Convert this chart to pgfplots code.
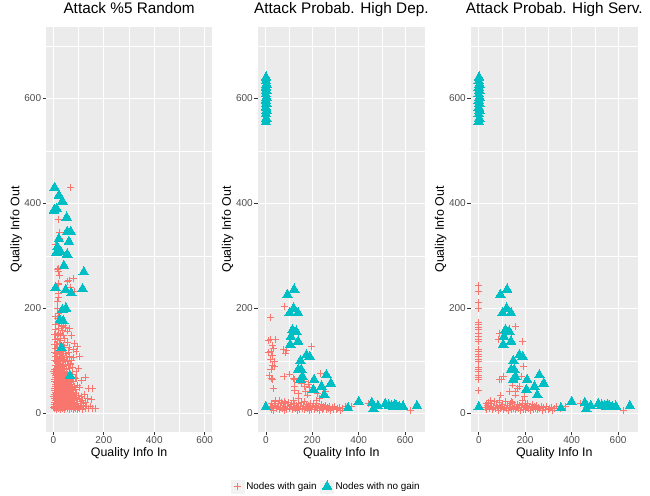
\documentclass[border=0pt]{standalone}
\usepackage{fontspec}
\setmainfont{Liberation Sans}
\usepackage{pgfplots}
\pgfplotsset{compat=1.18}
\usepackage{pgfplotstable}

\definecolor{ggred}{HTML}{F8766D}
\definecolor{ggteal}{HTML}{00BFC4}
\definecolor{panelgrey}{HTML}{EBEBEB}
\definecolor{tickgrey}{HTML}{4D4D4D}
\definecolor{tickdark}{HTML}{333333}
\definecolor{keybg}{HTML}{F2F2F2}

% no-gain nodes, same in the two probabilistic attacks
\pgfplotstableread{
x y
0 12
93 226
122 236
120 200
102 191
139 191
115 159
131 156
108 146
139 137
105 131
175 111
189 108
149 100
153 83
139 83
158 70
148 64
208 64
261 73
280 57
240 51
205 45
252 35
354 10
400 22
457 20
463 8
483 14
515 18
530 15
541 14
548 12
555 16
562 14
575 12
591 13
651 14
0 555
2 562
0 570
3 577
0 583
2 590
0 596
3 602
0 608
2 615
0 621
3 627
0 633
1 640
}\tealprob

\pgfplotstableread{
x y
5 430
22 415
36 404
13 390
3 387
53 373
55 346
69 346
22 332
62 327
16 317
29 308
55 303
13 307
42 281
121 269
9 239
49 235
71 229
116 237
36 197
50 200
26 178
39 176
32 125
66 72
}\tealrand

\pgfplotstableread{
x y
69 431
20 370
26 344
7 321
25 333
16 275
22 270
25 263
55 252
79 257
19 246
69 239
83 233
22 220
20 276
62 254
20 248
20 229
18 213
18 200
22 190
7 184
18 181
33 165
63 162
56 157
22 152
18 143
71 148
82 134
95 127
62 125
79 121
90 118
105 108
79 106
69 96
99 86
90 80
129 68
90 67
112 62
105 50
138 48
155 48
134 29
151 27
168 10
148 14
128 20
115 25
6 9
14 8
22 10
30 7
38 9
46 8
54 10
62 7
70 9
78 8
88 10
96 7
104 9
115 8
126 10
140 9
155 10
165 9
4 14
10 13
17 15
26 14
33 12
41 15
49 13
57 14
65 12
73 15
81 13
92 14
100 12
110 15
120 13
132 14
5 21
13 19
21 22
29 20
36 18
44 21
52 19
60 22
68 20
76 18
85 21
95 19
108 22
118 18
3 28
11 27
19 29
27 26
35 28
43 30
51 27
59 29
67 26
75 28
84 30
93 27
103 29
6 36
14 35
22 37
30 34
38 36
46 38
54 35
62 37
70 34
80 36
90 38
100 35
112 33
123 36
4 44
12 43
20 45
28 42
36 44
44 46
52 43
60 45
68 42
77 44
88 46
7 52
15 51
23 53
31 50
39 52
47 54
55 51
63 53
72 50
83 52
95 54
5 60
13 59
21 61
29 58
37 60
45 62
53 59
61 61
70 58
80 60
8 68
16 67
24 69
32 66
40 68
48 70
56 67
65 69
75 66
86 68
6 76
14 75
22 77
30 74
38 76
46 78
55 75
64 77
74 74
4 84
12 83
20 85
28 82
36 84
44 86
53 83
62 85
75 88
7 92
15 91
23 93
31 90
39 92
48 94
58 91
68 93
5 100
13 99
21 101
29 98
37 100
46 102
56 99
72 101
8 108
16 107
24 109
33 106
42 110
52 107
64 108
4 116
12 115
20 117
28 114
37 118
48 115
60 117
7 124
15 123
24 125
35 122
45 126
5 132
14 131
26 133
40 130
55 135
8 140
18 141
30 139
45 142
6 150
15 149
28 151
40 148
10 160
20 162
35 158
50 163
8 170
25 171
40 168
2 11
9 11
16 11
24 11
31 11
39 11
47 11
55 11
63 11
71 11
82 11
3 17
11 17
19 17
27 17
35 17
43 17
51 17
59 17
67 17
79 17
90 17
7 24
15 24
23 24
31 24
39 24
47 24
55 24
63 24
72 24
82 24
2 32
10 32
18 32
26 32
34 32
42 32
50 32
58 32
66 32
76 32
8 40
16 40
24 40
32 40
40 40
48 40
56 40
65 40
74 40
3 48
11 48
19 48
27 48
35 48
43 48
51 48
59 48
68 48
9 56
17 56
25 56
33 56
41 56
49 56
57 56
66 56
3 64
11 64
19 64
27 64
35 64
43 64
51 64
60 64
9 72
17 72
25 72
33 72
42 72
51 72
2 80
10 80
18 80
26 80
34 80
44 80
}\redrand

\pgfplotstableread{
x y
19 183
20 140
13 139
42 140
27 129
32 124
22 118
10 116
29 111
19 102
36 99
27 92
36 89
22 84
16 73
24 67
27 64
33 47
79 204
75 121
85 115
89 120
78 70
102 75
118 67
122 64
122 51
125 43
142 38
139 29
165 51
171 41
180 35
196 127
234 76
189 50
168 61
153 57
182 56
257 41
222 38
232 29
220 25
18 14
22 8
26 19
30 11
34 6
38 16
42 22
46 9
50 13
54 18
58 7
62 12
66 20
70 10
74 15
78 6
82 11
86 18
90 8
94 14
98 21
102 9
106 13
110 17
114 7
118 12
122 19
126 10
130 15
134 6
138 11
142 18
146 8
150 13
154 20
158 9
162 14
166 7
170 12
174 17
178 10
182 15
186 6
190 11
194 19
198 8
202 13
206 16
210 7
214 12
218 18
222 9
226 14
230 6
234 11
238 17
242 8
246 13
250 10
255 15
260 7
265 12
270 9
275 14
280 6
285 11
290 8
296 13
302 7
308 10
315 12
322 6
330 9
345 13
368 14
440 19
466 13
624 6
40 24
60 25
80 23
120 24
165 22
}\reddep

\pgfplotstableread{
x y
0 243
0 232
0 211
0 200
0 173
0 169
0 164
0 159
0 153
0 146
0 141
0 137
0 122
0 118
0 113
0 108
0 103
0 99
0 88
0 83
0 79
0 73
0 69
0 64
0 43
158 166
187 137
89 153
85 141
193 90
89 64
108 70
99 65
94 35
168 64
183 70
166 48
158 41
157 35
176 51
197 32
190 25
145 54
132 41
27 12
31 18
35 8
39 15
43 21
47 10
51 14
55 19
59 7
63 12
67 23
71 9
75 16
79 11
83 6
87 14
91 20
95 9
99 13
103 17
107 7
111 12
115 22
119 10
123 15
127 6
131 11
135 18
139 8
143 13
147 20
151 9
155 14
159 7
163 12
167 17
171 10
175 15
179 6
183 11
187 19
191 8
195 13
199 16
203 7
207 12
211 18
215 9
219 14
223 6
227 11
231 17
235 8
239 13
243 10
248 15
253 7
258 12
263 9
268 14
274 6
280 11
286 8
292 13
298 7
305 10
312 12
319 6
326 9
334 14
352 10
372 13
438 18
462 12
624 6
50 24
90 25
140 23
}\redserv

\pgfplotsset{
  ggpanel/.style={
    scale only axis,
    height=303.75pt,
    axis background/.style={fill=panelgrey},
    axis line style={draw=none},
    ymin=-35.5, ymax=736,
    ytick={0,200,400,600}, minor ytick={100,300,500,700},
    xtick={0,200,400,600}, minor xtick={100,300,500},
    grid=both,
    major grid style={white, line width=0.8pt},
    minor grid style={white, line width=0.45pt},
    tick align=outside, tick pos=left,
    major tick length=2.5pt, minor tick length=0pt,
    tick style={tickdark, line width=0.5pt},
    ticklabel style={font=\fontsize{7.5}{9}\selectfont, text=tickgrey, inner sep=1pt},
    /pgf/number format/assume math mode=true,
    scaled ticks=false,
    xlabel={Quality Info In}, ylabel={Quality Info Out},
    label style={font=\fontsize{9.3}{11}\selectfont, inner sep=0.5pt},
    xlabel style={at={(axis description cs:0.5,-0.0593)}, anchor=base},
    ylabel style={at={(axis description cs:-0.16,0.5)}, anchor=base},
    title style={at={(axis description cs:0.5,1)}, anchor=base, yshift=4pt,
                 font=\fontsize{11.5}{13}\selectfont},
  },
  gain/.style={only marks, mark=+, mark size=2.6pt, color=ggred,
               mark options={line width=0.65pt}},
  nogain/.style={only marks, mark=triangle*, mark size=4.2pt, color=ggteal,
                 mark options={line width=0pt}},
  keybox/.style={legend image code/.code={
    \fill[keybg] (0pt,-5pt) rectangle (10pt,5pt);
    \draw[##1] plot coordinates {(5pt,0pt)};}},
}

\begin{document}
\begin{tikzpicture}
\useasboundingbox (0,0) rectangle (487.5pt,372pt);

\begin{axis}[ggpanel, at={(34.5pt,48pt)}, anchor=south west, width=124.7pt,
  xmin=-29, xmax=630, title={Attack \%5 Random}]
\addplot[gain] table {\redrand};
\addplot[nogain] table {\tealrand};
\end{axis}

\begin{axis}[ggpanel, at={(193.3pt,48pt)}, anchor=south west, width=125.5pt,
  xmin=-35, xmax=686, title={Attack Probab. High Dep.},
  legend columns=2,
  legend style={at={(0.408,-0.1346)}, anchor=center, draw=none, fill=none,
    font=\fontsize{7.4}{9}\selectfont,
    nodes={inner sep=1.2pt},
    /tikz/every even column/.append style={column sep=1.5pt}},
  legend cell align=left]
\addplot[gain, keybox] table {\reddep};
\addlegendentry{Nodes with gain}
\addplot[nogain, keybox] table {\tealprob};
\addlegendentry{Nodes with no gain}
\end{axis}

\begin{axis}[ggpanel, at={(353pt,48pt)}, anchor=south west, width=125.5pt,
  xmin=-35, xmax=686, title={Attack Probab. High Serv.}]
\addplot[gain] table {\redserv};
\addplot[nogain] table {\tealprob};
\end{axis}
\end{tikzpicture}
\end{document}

· · ·

## Objective
Your answer should be one number: how many lines in the material above contain the string "code".

## Output of the task
2